**What to work on**. Give the material once more, word for word, without any images.

**Information given**.

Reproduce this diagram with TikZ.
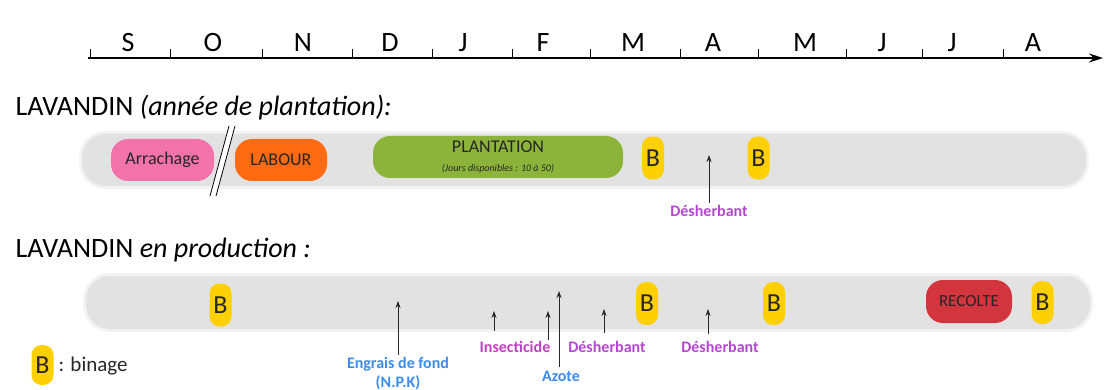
\documentclass[tikz,border=0pt]{standalone}
\usepackage{fontspec}
\setmainfont{Carlito}
\usetikzlibrary{arrows.meta}
\definecolor{bandgray}{HTML}{E2E2E2}
\definecolor{pinkbox}{HTML}{F272AA}
\definecolor{orangebox}{HTML}{FF6A12}
\definecolor{greenbox}{HTML}{8DB43A}
\definecolor{yellowbox}{HTML}{FFD000}
\definecolor{redbox}{HTML}{D3353F}
\definecolor{labpurple}{HTML}{B446D2}
\definecolor{labmagenta}{HTML}{C23EC2}
\definecolor{labblue}{HTML}{3D8BEA}
\tikzset{
  fs/.style={font=\fontsize{#1}{#1}\selectfont},
  month/.style={anchor=base, font=\fontsize{28}{28}\selectfont},
  band/.style={fill=bandgray, rounded corners=24pt},
  bandhalo/.style={fill=bandgray!45, rounded corners=27pt},
  opbox/.style={rounded corners=17pt, inner sep=0pt, minimum height=42pt, text=black!85, font=\fontsize{18}{18}\selectfont},
  bbox/.style={fill=yellowbox, rounded corners=10pt, inner sep=0pt, minimum width=22pt, minimum height=43pt, text=black!85, font=\fontsize{26}{26}\selectfont},
  lab/.style={anchor=base, font=\fontsize{16}{16}\selectfont\bfseries},
  arr/.style={-{Stealth[length=7pt,width=5pt]}, line width=0.9pt, black!85},
}
\begin{document}
\begin{tikzpicture}[x=1pt,y=-1pt]
\useasboundingbox (0,0) rectangle (1105,390);
% axis
\coordinate (axs) at (88,58);
\coordinate (axe) at (1103,58);
\draw[line width=1.4pt, -{Stealth[length=14pt,width=9pt]}] (axs) -- (axe);
\foreach \x in {90,170,262,352,432,512,590,680,758,846,922,1003}
  \draw[line width=1pt] (\x,58) -- (\x,49);
\foreach \x/\m [count=\i] in {128/S,213/O,303/N,390/D,463/J,543/F,633/M,713/A,805/M,882/J,952/J,1033/A}
  \node[month] (m\i) at (\x,52) {\m};
% titles
\node[anchor=base west, fs=28] (t1) at (12,116) {LAVANDIN \textit{(année de plantation):}};
\node[anchor=base west, fs=28] (t2) at (12,257) {LAVANDIN \textit{en production :}};
% band 1
\fill[bandhalo] (79,131) rectangle (1089,189);
\fill[band] (82,134) rectangle (1086,186);
\node[opbox, fill=pinkbox, minimum width=103pt] (arr) at (162.5,160) {Arrachage};
\node[opbox, fill=orangebox, minimum width=92pt] (lab) at (281,160) {LABOUR};
% break mark
\fill[white] (229,126) -- (235,126) -- (216,196) -- (210,196) -- cycle;
\draw[line width=0.8pt] (229,126) -- (210,196);
\draw[line width=0.8pt] (235,126) -- (216,196);
\node[opbox, fill=greenbox, minimum width=250pt, align=center] (plant) at (498,157)
  {PLANTATION\\[1pt]{\fontsize{10}{10}\selectfont\itshape (Jours disponibles : 10 à 50)}};
\node[bbox] (b1) at (653,158) {B};
\node[bbox] (b2) at (758.5,158) {B};
\node[lab, text=labpurple] (d1) at (709,216) {Désherbant};
\coordinate (d1b) at (709,203);
\coordinate (d1t) at (709,155);
\draw[arr] (d1b) -- (d1t);
% band 2
\fill[bandhalo] (83,273) rectangle (1093,332);
\fill[band] (86,276) rectangle (1090,329);
\node[bbox] (b3) at (220.5,305) {B};
\node[bbox] (b4) at (647,303.5) {B};
\node[bbox] (b5) at (774,303.5) {B};
\node[opbox, fill=redbox, minimum width=86pt, minimum height=43pt, font=\fontsize{17}{17}\selectfont] (rec) at (969,301.5) {RECOLTE};
\node[bbox] (b6) at (1042.5,302.5) {B};
% labels band 2
\node[lab, text=labblue, align=center] (eng) at (398,368) {Engrais de fond};
\node[lab, text=labblue] (npk) at (398,387) {(N.P.K)};
\node[lab, text=labmagenta] (ins) at (515,352) {Insecticide};
\node[lab, text=labblue] (azo) at (561,381) {Azote};
\node[lab, text=labpurple] (d2) at (607,352) {Désherbant};
\node[lab, text=labpurple] (d3) at (720,352) {Désherbant};
% arrows band 2
\coordinate (engb) at (398,355); \coordinate (engt) at (398,301);
\coordinate (insb) at (494,331); \coordinate (inst) at (494,311);
\coordinate (xb) at (548,340);  \coordinate (xt) at (548,311);
\coordinate (azb) at (559,367); \coordinate (azt) at (559,291);
\coordinate (d2b) at (604,333); \coordinate (d2t) at (604,309);
\coordinate (d3b) at (708,334); \coordinate (d3t) at (708,309);
\draw[arr] (engb) -- (engt);
\draw[arr] (insb) -- (inst);
\draw[arr] (xb) -- (xt);
\draw[arr] (azb) -- (azt);
\draw[arr] (d2b) -- (d2t);
\draw[arr] (d3b) -- (d3t);
% legend
\node[bbox, minimum height=40pt] (lb) at (42.5,365) {B};
\node[anchor=base west, fs=21, text=black!85] (lt) at (55,371) {: binage};
\end{tikzpicture}
\end{document}
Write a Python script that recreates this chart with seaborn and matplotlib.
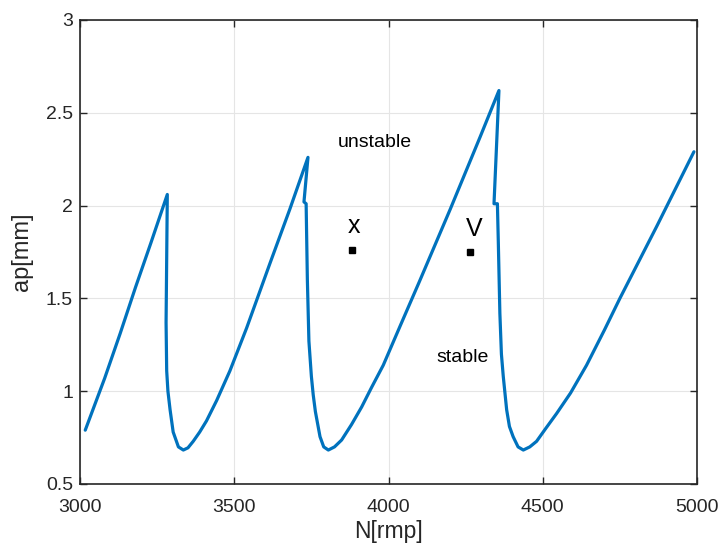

**Task solution**.
Reproduce this diagram with TikZ.
\documentclass[tikz,border=0pt]{standalone}
\usepackage{fontspec}
\setmainfont{Carlito}
\usetikzlibrary{arrows.meta}
\definecolor{bandgray}{HTML}{E2E2E2}
\definecolor{pinkbox}{HTML}{F272AA}
\definecolor{orangebox}{HTML}{FF6A12}
\definecolor{greenbox}{HTML}{8DB43A}
\definecolor{yellowbox}{HTML}{FFD000}
\definecolor{redbox}{HTML}{D3353F}
\definecolor{labpurple}{HTML}{B446D2}
\definecolor{labmagenta}{HTML}{C23EC2}
\definecolor{labblue}{HTML}{3D8BEA}
\tikzset{
  fs/.style={font=\fontsize{#1}{#1}\selectfont},
  month/.style={anchor=base, font=\fontsize{28}{28}\selectfont},
  band/.style={fill=bandgray, rounded corners=24pt},
  bandhalo/.style={fill=bandgray!45, rounded corners=27pt},
  opbox/.style={rounded corners=17pt, inner sep=0pt, minimum height=42pt, text=black!85, font=\fontsize{18}{18}\selectfont},
  bbox/.style={fill=yellowbox, rounded corners=10pt, inner sep=0pt, minimum width=22pt, minimum height=43pt, text=black!85, font=\fontsize{26}{26}\selectfont},
  lab/.style={anchor=base, font=\fontsize{16}{16}\selectfont\bfseries},
  arr/.style={-{Stealth[length=7pt,width=5pt]}, line width=0.9pt, black!85},
}
\begin{document}
\begin{tikzpicture}[x=1pt,y=-1pt]
\useasboundingbox (0,0) rectangle (1105,390);
% axis
\coordinate (axs) at (88,58);
\coordinate (axe) at (1103,58);
\draw[line width=1.4pt, -{Stealth[length=14pt,width=9pt]}] (axs) -- (axe);
\foreach \x in {90,170,262,352,432,512,590,680,758,846,922,1003}
  \draw[line width=1pt] (\x,58) -- (\x,49);
\foreach \x/\m [count=\i] in {128/S,213/O,303/N,390/D,463/J,543/F,633/M,713/A,805/M,882/J,952/J,1033/A}
  \node[month] (m\i) at (\x,52) {\m};
% titles
\node[anchor=base west, fs=28] (t1) at (12,116) {LAVANDIN \textit{(année de plantation):}};
\node[anchor=base west, fs=28] (t2) at (12,257) {LAVANDIN \textit{en production :}};
% band 1
\fill[bandhalo] (79,131) rectangle (1089,189);
\fill[band] (82,134) rectangle (1086,186);
\node[opbox, fill=pinkbox, minimum width=103pt] (arr) at (162.5,160) {Arrachage};
\node[opbox, fill=orangebox, minimum width=92pt] (lab) at (281,160) {LABOUR};
% break mark
\fill[white] (229,126) -- (235,126) -- (216,196) -- (210,196) -- cycle;
\draw[line width=0.8pt] (229,126) -- (210,196);
\draw[line width=0.8pt] (235,126) -- (216,196);
\node[opbox, fill=greenbox, minimum width=250pt, align=center] (plant) at (498,157)
  {PLANTATION\\[1pt]{\fontsize{10}{10}\selectfont\itshape (Jours disponibles : 10 à 50)}};
\node[bbox] (b1) at (653,158) {B};
\node[bbox] (b2) at (758.5,158) {B};
\node[lab, text=labpurple] (d1) at (709,216) {Désherbant};
\coordinate (d1b) at (709,203);
\coordinate (d1t) at (709,155);
\draw[arr] (d1b) -- (d1t);
% band 2
\fill[bandhalo] (83,273) rectangle (1093,332);
\fill[band] (86,276) rectangle (1090,329);
\node[bbox] (b3) at (220.5,305) {B};
\node[bbox] (b4) at (647,303.5) {B};
\node[bbox] (b5) at (774,303.5) {B};
\node[opbox, fill=redbox, minimum width=86pt, minimum height=43pt, font=\fontsize{17}{17}\selectfont] (rec) at (969,301.5) {RECOLTE};
\node[bbox] (b6) at (1042.5,302.5) {B};
% labels band 2
\node[lab, text=labblue, align=center] (eng) at (398,368) {Engrais de fond};
\node[lab, text=labblue] (npk) at (398,387) {(N.P.K)};
\node[lab, text=labmagenta] (ins) at (515,352) {Insecticide};
\node[lab, text=labblue] (azo) at (561,381) {Azote};
\node[lab, text=labpurple] (d2) at (607,352) {Désherbant};
\node[lab, text=labpurple] (d3) at (720,352) {Désherbant};
% arrows band 2
\coordinate (engb) at (398,355); \coordinate (engt) at (398,301);
\coordinate (insb) at (494,331); \coordinate (inst) at (494,311);
\coordinate (xb) at (548,340);  \coordinate (xt) at (548,311);
\coordinate (azb) at (559,367); \coordinate (azt) at (559,291);
\coordinate (d2b) at (604,333); \coordinate (d2t) at (604,309);
\coordinate (d3b) at (708,334); \coordinate (d3t) at (708,309);
\draw[arr] (engb) -- (engt);
\draw[arr] (insb) -- (inst);
\draw[arr] (xb) -- (xt);
\draw[arr] (azb) -- (azt);
\draw[arr] (d2b) -- (d2t);
\draw[arr] (d3b) -- (d3t);
% legend
\node[bbox, minimum height=40pt] (lb) at (42.5,365) {B};
\node[anchor=base west, fs=21, text=black!85] (lt) at (55,371) {: binage};
\end{tikzpicture}
\end{document}
Write a Python script that recreates this chart with seaborn and matplotlib.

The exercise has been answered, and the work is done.